Villain image by chrismaguirang and licensed by Pixabay

Coanda Profiles: Who, What and How

Henri Coanda was a Romanian aeronautical engineer most known for his work developing what is today known as the Coanda effect. The Coanda effect is the propensity of a fluid to adhere to the walls of a curved surface. A moving stream of fluid will follow the curvature of the surface rather than continuing to travel in a straight line.  This effect is used in the design of an airplane wing to produce lift. The top of the wing is curved whereas the bottom of the wing remains straight. As the air comes across the wing, it adheres to the curved surface, causing it to slow down and create a higher pressure on the underside of the wing. This  is referred to as lift and is what allows an airplane to fly.

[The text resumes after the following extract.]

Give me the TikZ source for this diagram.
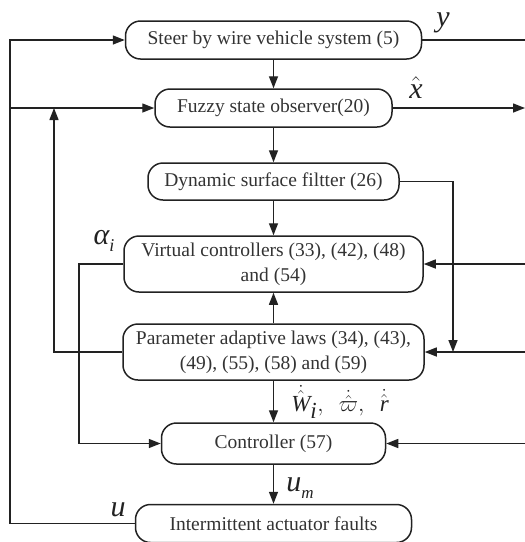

The Coanda effect is also the driving force behind many of EXAIR’s Intelligent Compressed Air Products. Throughout our catalog and website you’ll see us talking about air amplification ratios. EXAIR products are designed to take advantage of this phenomenon and entrain ambient air into the primary air stream. Compressed air is ejected through the small orifices creating air motion in their surroundings. Using just a small amount of compressed air as the power source, Super Air KnivesAir Nozzles, and Air Amplifiers all draw in “free” ambient air amplifying both the force and the volume of airflow.

Entrainment
EXAIR Intelligent Compressed Air Products such as (left to right) the Air Wipe, Super Air Knife, Super Air Nozzle, and Air Amplifier are engineered to entrain enormous amounts of air from the surrounding environment.

Super Air Knives provide the greatest amount of air amplification at a rate of 40:1, one part being the compressed air supply and 40 parts ambient air from the environment. The design of the Super Air Knife allows air to be entrained at the top and bottom of the knife, maximizing the overall volume of air. Super Air Nozzles and Super Air Amplifiers also use this effect to provide air amplification ratios of up to 25:1, depending on the model.

HowItWorks
Air Amplifiers use the Coanda Effect to generate high flow with low consumption.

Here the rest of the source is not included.